Posted on June 3, 2022

Youngkin Is Right: Lowering Standards in the Name of Equity Harms Minorities the Most

Washington Examiner, May 29, 2022

While his 2021 Democratic opponent was busy trying to distract voters by constantly talking about former President Donald Trump, Virginia Gov. Glenn Youngkin was focused like a laser on the most important issue for millions of Virginians: education. {snip}

Youngkin immediately followed up on his promise to fix Virginia schools with Executive Order One, which among other items, directed Virginia’s superintendent of public instruction to issue a report on the achievement gap between demographics in the public school system.

Virginia Superintendent of Public Instruction Jillian Balow released that report last week. It is a damning indictment of the last six years of education policy in the Old Dominion.
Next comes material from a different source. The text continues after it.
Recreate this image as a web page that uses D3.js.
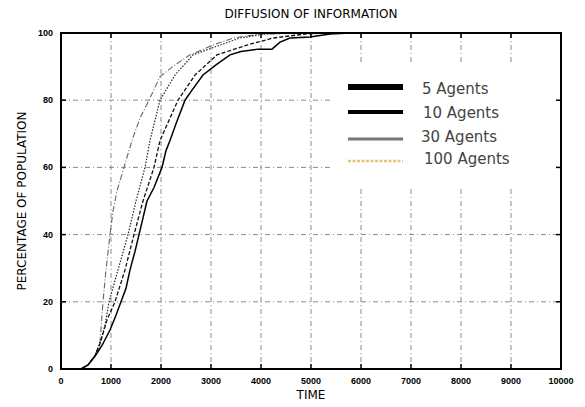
<!DOCTYPE html>
<html><head><meta charset="utf-8">
<script src="https://cdn.jsdelivr.net/npm/d3@7"></script>
<style>body{margin:0;background:#fff}svg{display:block}</style>
</head><body>
<script>
const titleText = "DIFFUSION OF INFORMATION";
const xLabel = "TIME";
const yLabel = "PERCENTAGE OF POPULATION";
const xTicks = [0,1000,2000,3000,4000,5000,6000,7000,8000,9000,10000];
const yTicks = [0,20,40,60,80,100];
const legendLabels = ["5 Agents","10 Agents","30 Agents","100 Agents"];

// [time, percentage]
const agents100 = [[400,0],[540,1.2],[680,4],[780,8],[840,20],[900,29.5],[980,40],[1040,47],[1120,53],[1260,60],[1420,68],[1580,74.7],[1760,80],[1980,87],[2280,90.5],[2580,93.5],[3040,96.4],[3440,98.5],[3980,99.7],[4780,100],[5600,100]];
const agents30 = [[400,0],[540,1.2],[680,4],[780,7.8],[880,13],[960,20],[1140,29.5],[1340,40],[1500,50],[1680,60],[1780,68],[1980,80],[2280,87.5],[2640,93.5],[3180,96.4],[3580,98.5],[4080,99.7],[4780,100],[5600,100]];
const agents10 = [[400,0],[540,1.2],[680,4],[780,7.5],[920,14.6],[1080,20],[1280,29.5],[1460,40],[1640,50],[1860,60],[1980,68],[2340,80],[2680,87.5],[3120,93.5],[3720,96.4],[4240,98.5],[4880,99.7],[5380,100],[5800,100]];
const agents5 = [[400,0],[540,1.2],[680,3.8],[820,7],[980,11.6],[1100,16],[1200,20],[1300,24],[1380,29.5],[1480,35],[1560,40],[1640,45],[1720,50],[1860,54],[2020,60],[2100,65],[2180,68],[2300,73],[2480,80],[2620,83],[2840,87.5],[3100,90.5],[3380,93.5],[3600,94.5],[3940,95.2],[4220,95.2],[4380,97.3],[4580,98.5],[4980,98.8],[5380,99.7],[5780,100],[6000,100]];

const W=585,H=407;
const svg=d3.select("body").append("svg").attr("width",W).attr("height",H);
const x=d3.scaleLinear().domain([0,10000]).range([61,561]);
const y=d3.scaleLinear().domain([0,100]).range([369,33]);

// gridlines
const grid=svg.append("g").attr("stroke","#8a8a8a").attr("stroke-width",1).attr("stroke-dasharray","5,3,1,3");
grid.selectAll("line.v").data(xTicks.slice(1,-1)).join("line")
  .attr("x1",d=>x(d)).attr("x2",d=>x(d)).attr("y1",y(100)).attr("y2",y(0));
grid.selectAll("line.h").data(yTicks.slice(1,-1)).join("line")
  .attr("x1",x(0)).attr("x2",x(10000)).attr("y1",d=>y(d)).attr("y2",d=>y(d));

// legend box (white) covering grid
svg.append("rect").attr("x",330).attr("y",63).attr("width",229).attr("height",124).attr("fill","#fff");

// ticks
const tk=svg.append("g").attr("stroke","#000").attr("stroke-width",1.5);
xTicks.slice(1,-1).forEach(d=>{
  tk.append("line").attr("x1",x(d)).attr("x2",x(d)).attr("y1",y(0)).attr("y2",y(0)-5);
  tk.append("line").attr("x1",x(d)).attr("x2",x(d)).attr("y1",y(100)).attr("y2",y(100)+5);
});
yTicks.slice(1,-1).forEach(d=>{
  tk.append("line").attr("x1",x(0)).attr("x2",x(0)+5).attr("y1",y(d)).attr("y2",y(d));
  tk.append("line").attr("x1",x(10000)).attr("x2",x(10000)-5).attr("y1",y(d)).attr("y2",y(d));
});

// curves
const line=d3.line().x(d=>x(d[0])).y(d=>y(d[1]));
const curves=[
  {data:agents100,stroke:"#666",w:1.1,dash:"6,2,1,2"},
  {data:agents30,stroke:"#222",w:1.2,dash:"1.5,1.5"},
  {data:agents10,stroke:"#111",w:1.3,dash:"4,2"},
  {data:agents5,stroke:"#000",w:1.5,dash:null}
];
curves.forEach(c=>{
  svg.append("path").attr("d",line(c.data)).attr("fill","none")
    .attr("stroke",c.stroke).attr("stroke-width",c.w).attr("stroke-dasharray",c.dash);
});

// frame
svg.append("rect").attr("x",x(0)).attr("y",y(100)).attr("width",x(10000)-x(0)).attr("height",y(0)-y(100))
  .attr("fill","none").attr("stroke","#000").attr("stroke-width",2);

// tick labels
svg.append("g").selectAll("text").data(xTicks).join("text")
  .attr("x",d=>x(d)).attr("y",384).attr("text-anchor","middle")
  .attr("font-family","Liberation Sans, Arial, sans-serif").attr("font-weight","bold").attr("font-size",9)
  .text(d=>d);
svg.append("g").selectAll("text").data(yTicks).join("text")
  .attr("x",53).attr("y",d=>y(d)+3).attr("text-anchor","end")
  .attr("font-family","Liberation Sans, Arial, sans-serif").attr("font-weight","bold").attr("font-size",9)
  .text(d=>d);

// titles
svg.append("text").attr("x",311).attr("y",18).attr("text-anchor","middle")
  .attr("font-family","DejaVu Sans, sans-serif").attr("font-size",12).text(titleText);
svg.append("text").attr("x",311).attr("y",399).attr("text-anchor","middle")
  .attr("font-family","DejaVu Sans, sans-serif").attr("font-size",12).text(xLabel);
svg.append("text").attr("transform","translate(26,201) rotate(-90)").attr("text-anchor","middle")
  .attr("font-family","DejaVu Sans, sans-serif").attr("font-size",12).text(yLabel);

// legend
const legStyles=[
  {y:87,w:6,stroke:"#000",dash:null,tx:422,ty:94},
  {y:112,w:4,stroke:"#000",dash:null,tx:423,ty:118},
  {y:139,w:3,stroke:"#777",dash:null,tx:421,ty:142},
  {y:161,w:2.5,stroke:"#e8c27a",dash:"3,1.5",tx:424,ty:164}
];
legendLabels.forEach((lab,i)=>{
  const s=legStyles[i];
  svg.append("line").attr("x1",348).attr("x2",403).attr("y1",s.y).attr("y2",s.y)
    .attr("stroke",s.stroke).attr("stroke-width",s.w).attr("stroke-dasharray",s.dash);
  svg.append("text").attr("x",s.tx).attr("y",s.ty).attr("font-family","DejaVu Sans, sans-serif")
    .attr("font-size",15).attr("fill","#444").text(lab);
});
</script>
</body></html>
Virginia used to have one of the best school systems in the nation, with the state’s student Advanced Placement achievement ranking third nationally. That number has since fallen to ninth, beginning with when the state began watering down its Standards of Learning tests in 2015.

The numbers for 2021 have not been released, but between 2015 and 2019, the fourth-grade reading proficiency on the National Assessment of Educational Progress test fell from 43% in 2015 to 38% in 2019. Those losses are sure to have grown during the teachers union-led shutdowns of 2020. According to one recent study of 11 states, of which Virginia had the lowest in-person school rate studied, Virginia had the greatest decline in state achievement pass rates.

Not only were black and Hispanic achievement rates far behind that of Asian and white NAEP achievement rates in 2019, but studies have shown that black and Hispanic schools were the most likely to have the fewest in-person school days, and those schools with the lowest amount of in-person learning also suffered the greatest amount of learning loss.